A Garda Ombudsman and a Garda Authority must be appointed if public anxiety concerning the behaviour of some members of the force is to be allayed and the moral influence of the police, as servants of the people, safeguarded.
For five years now, reports from County Donegal of criminal, unethical and unprofessional behaviour by individual gardai have dripped like acid onto the reputation of the Garda Síochána as a whole, causing serious public disquiet. In all of that time, the Minister for Justice, Mr O'Donoghue, failed to take rigorous, corrective action. Only now, in the run-up to a general election, does he announce a judicial inquiry that may run for years; be conducted partly in private and have to await the completion of criminal cases before publication.
It is too little and far too late. There is an impression abroad that individual members of the Garda Síochána are out of control; that traditional disciplinary mechanisms are inadequate and that those who break the law are not being called to account in spite of three separate Garda investigations.
The Minister has proposed to deal with this problem by appointing a new, independent Garda Inspectorate under legislation that has yet to be published and may take years to implement. His cautious approach has differed from that advocated by his own Government when urging root-and-branch reform of the RUC. Those reforms, involving the appointment of a Police Authority and a Police Ombudsman, were offered as draft legislation in this State by the Labour Party two years ago, but rejected by the Minister.
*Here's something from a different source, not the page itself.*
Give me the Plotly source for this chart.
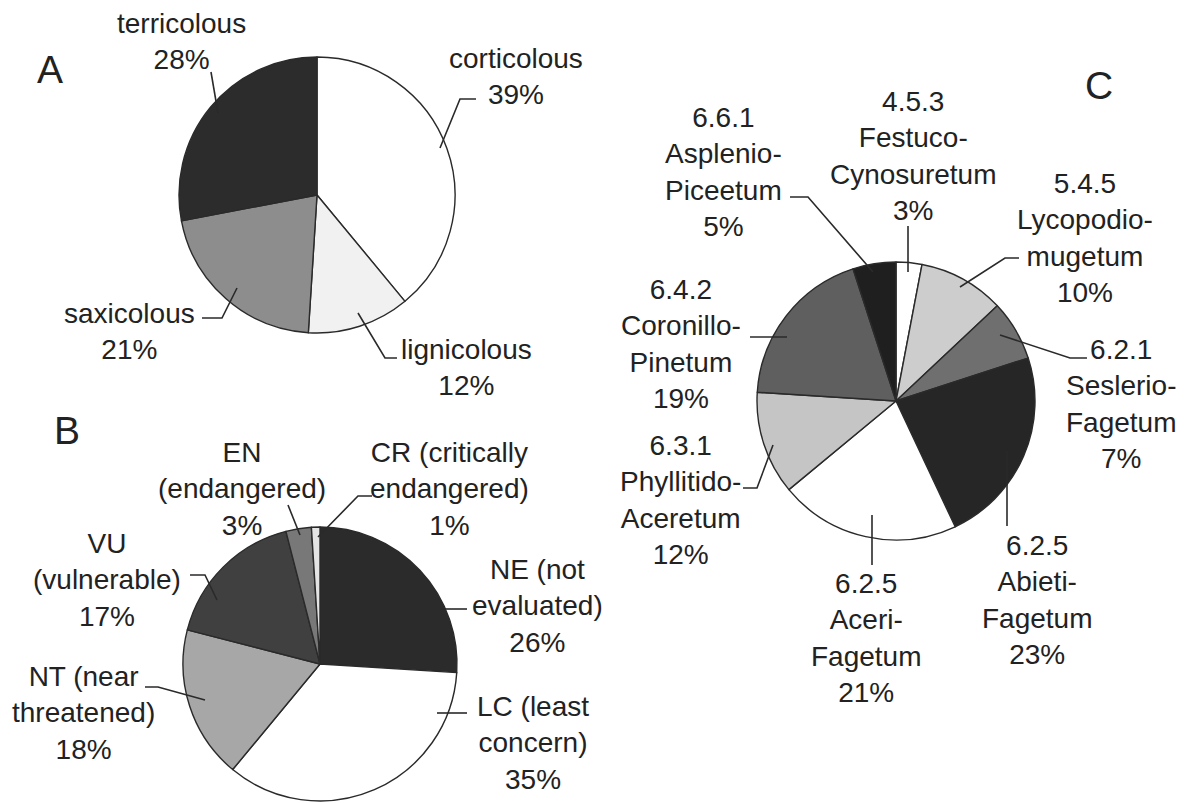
import plotly.graph_objects as go

W, H = 1189, 803

# ---------------- data ----------------
a_labels = ["corticolous", "lignicolous", "saxicolous", "terricolous"]
a_values = [39, 12, 21, 28]

b_labels = ["NE (not<br>evaluated)", "LC (least<br>concern)", "NT (near<br>threatened)",
            "VU<br>(vulnerable)", "EN<br>(endangered)", "CR (critically<br>endangered)"]
b_values = [26, 35, 18, 17, 3, 1]

c_codes = ["4.5.3", "5.4.5", "6.2.1", "6.2.5", "6.2.5", "6.3.1", "6.4.2", "6.6.1"]
c_names = ["Festuco-<br>Cynosuretum", "Lycopodio-<br>mugetum", "Seslerio-<br>Fagetum",
           "Abieti-<br>Fagetum", "Aceri-<br>Fagetum", "Phyllitido-<br>Aceretum",
           "Coronillo-<br>Pinetum", "Asplenio-<br>Piceetum"]
c_values = [3, 10, 7, 23, 21, 12, 19, 5]

# ---------------- styles / layout ----------------
a_colors = ["#ffffff", "#f1f1f1", "#8d8d8d", "#2c2c2c"]
b_colors = ["#2b2b2b", "#ffffff", "#a7a7a7", "#404040", "#787878", "#e4e4e4"]
c_colors = ["#ffffff", "#cdcdcd", "#6f6f6f", "#262626", "#ffffff", "#c5c5c5", "#5f5f5f", "#1f1f1f"]

# pie centre (px) and radius (px)
pies = {
    "A": dict(cx=317, cy=195, r=138),
    "B": dict(cx=320, cy=664, r=137),
    "C": dict(cx=896, cy=401, r=139),
}

# label block centres and leader polylines (px)
a_pos = [(516, 77), (466, 367), (129, 331), (181, 42)]
a_lead = [[(476, 99), (460, 99), (440, 148)],
          [(397, 358), (385, 358), (358, 313)],
          [(202, 318), (222, 318), (237, 288)],
          [(211, 72), (218, 113)]]

b_pos = [(537, 606), (533, 743), (83, 713), (107, 580), (242, 489), (449, 489)]
b_lead = [[(467, 609), (440, 609)],
          [(467, 713), (437, 713)],
          [(145, 687), (158, 687), (205, 700)],
          [(190, 575), (205, 575), (217, 600)],
          [(288, 505), (300, 535)],
          [(372, 496), (358, 496), (318, 537)]]

c_pos = [(913, 156), (1085, 238), (1121, 404), (1037, 600), (866, 638),
         (680, 500), (681, 344), (723, 172)]
c_lead = [[(908, 226), (908, 272)],
          [(1019, 258), (1005, 258), (960, 287)],
          [(1000, 335), (1070, 358), (1087, 358)],
          [(1007, 451), (1007, 526)],
          [(872, 515), (872, 565)],
          [(743, 488), (757, 488), (773, 445)],
          [(750, 337), (787, 337)],
          [(790, 197), (808, 197), (873, 272)]]

letters = [("A", 50, 69), ("B", 67, 430), ("C", 1099, 86)]

FONT = "Liberation Sans, Arial, sans-serif"
TXT = "#222222"
LINE = "#2a2a2a"


def px(x, y):
    return x / W, 1 - y / H


def domain(p):
    return dict(x=[(p["cx"] - p["r"]) / W, (p["cx"] + p["r"]) / W],
                y=[1 - (p["cy"] + p["r"]) / H, 1 - (p["cy"] - p["r"]) / H])


fig = go.Figure()


def add_pie(labels, values, colors, p):
    fig.add_trace(go.Pie(
        labels=labels, values=values, sort=False, direction="clockwise", rotation=0,
        marker=dict(colors=colors, line=dict(color=LINE, width=1.4)),
        textinfo="none", hoverinfo="label+percent", showlegend=False,
        domain=domain(p)))


add_pie(a_labels, a_values, a_colors, pies["A"])
add_pie([l.replace("<br>", " ") for l in b_labels], b_values, b_colors, pies["B"])
add_pie([c + " " + n.replace("<br>", "") for c, n in zip(c_codes, c_names)], c_values, c_colors, pies["C"])

annotations = []
shapes = []


def add_label(text, pos, lead):
    x, y = px(*pos)
    annotations.append(dict(x=x, y=y, xref="paper", yref="paper", text=text,
                            showarrow=False, xanchor="center", yanchor="middle",
                            align="center", borderpad=0,
                            font=dict(family=FONT, size=28, color=TXT)))
    path = ""
    for i, (lx, ly) in enumerate(lead):
        qx, qy = px(lx, ly)
        path += ("M" if i == 0 else "L") + f"{qx:.5f},{qy:.5f} "
    shapes.append(dict(type="path", path=path.strip(), xref="paper", yref="paper",
                       line=dict(color=LINE, width=1.6), layer="above"))


for lab, v, pos, ld in zip(a_labels, a_values, a_pos, a_lead):
    add_label(f"{lab}<br>{v}%", pos, ld)
for lab, v, pos, ld in zip(b_labels, b_values, b_pos, b_lead):
    add_label(f"{lab}<br>{v}%", pos, ld)
for code, name, v, pos, ld in zip(c_codes, c_names, c_values, c_pos, c_lead):
    add_label(f"{code}<br>{name}<br>{v}%", pos, ld)

for t, lx, ly in letters:
    x, y = px(lx, ly)
    annotations.append(dict(x=x, y=y, xref="paper", yref="paper", text=t, showarrow=False,
                            xanchor="center", yanchor="middle",
                            font=dict(family=FONT, size=39, color=TXT)))

fig.update_layout(width=W, height=H, margin=dict(l=0, r=0, t=0, b=0),
                  paper_bgcolor="white", plot_bgcolor="white",
                  annotations=annotations, shapes=shapes)

fig.write_html("out.html", config={"displayModeBar": False},
               post_script="document.body.style.margin='0';")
Two months ago, under pressure from Fine Gael and the Labour Party in the Dáil, Mr O'Donoghue refused to establish a judicial inquiry into the conduct of members of the Garda Síochána in County Donegal. Instead, he appointed Mr Shane Murphy SC to read all the files and papers in his department which catalogued five years of internal investigations. These involved the handling by the Garda of the death of Mr Richard Barron; the alleged harassment of the McBrearty family and claims that explosives were stolen from Garda care and hidden in special caches so that certain officers would get credit for "finding" them. Mr Murphy's report to the Minister will not be published, in spite of an earlier commitment. But it obviously was of such a damning nature that a sworn inquiry is now to be established as a matter of urgency under a former president of the High Court, Mr Justice Morris.
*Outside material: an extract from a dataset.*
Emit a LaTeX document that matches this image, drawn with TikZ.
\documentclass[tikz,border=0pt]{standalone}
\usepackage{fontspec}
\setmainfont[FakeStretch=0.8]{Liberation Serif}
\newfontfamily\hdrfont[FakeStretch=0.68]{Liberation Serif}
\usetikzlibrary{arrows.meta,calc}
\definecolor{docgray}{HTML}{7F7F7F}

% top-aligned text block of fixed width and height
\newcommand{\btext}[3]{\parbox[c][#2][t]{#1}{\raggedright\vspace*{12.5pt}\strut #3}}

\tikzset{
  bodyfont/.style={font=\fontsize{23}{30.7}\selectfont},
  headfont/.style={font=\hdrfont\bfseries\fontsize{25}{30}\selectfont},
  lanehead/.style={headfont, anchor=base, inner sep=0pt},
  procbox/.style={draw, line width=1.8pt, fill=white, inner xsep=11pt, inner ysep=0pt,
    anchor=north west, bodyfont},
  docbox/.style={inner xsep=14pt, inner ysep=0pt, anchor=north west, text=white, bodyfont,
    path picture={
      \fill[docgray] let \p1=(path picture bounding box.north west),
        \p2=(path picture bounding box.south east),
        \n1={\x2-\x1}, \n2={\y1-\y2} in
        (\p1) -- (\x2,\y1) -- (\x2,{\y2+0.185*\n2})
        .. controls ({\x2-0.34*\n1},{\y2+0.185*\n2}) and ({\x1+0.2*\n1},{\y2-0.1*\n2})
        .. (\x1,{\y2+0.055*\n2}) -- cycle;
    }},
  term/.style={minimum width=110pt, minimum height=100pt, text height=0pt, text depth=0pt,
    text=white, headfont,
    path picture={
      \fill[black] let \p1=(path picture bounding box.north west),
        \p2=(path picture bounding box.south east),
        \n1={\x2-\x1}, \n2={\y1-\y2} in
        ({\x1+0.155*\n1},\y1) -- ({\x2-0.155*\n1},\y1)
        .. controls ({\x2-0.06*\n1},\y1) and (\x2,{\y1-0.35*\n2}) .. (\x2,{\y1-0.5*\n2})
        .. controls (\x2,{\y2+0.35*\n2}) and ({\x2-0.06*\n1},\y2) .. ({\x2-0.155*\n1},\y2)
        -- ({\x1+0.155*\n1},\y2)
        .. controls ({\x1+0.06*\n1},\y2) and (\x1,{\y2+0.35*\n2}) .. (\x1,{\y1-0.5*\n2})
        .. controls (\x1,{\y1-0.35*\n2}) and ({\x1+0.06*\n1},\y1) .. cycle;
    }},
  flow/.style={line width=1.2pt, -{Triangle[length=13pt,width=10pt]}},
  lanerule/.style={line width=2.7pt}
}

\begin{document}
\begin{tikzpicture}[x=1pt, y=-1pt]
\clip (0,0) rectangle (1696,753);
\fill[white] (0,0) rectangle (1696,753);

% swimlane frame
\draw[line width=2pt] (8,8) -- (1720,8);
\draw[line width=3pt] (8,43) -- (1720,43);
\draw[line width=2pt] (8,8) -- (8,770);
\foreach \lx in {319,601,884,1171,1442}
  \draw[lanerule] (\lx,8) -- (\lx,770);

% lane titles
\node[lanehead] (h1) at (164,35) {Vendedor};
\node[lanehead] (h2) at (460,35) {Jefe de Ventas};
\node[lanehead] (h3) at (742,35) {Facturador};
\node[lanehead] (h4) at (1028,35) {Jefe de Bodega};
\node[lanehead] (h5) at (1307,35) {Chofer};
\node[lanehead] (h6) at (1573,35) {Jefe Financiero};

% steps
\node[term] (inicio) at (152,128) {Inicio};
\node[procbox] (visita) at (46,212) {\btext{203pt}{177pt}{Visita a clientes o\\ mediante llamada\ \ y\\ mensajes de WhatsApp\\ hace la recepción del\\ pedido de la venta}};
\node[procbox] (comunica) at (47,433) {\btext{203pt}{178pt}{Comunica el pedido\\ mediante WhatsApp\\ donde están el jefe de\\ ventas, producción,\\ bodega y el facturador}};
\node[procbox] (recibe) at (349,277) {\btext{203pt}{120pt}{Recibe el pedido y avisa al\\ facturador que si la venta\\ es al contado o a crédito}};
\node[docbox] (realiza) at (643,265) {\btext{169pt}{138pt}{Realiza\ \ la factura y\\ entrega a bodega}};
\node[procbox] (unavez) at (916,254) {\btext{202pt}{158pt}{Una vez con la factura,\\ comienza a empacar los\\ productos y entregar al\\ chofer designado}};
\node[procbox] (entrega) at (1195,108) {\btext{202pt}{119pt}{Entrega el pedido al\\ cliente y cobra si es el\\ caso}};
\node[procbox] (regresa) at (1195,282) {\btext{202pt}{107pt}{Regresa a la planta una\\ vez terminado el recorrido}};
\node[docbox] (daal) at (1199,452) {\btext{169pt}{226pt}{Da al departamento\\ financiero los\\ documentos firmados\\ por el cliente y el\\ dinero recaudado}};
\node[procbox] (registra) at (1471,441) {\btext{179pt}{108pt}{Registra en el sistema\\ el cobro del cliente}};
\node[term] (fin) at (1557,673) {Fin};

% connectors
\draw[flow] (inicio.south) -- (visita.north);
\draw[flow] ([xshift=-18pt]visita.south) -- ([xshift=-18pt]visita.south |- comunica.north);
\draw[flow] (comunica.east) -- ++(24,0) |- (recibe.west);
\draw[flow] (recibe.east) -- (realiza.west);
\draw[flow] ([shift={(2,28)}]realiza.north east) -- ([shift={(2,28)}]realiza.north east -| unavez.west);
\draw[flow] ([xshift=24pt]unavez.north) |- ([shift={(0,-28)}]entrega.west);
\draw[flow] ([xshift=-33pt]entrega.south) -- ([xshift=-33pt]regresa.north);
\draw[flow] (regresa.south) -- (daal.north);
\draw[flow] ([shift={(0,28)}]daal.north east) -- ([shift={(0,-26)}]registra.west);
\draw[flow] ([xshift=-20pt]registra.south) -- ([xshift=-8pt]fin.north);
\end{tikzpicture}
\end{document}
The need for a comprehensive reform of the relationship between the Garda Síochána, the political system and the public they serve has been obvious for years, in the context of greater accountability and transparency. But the Government and the Minister for Justice, Mr O'Donoghue, failed to grasp the nettle. The events that transpired in County Donegal, and developments elsewhere, should become a wake-up call for this society. Doing nothing and ignoring unpalatable realities is a recipe for disaster.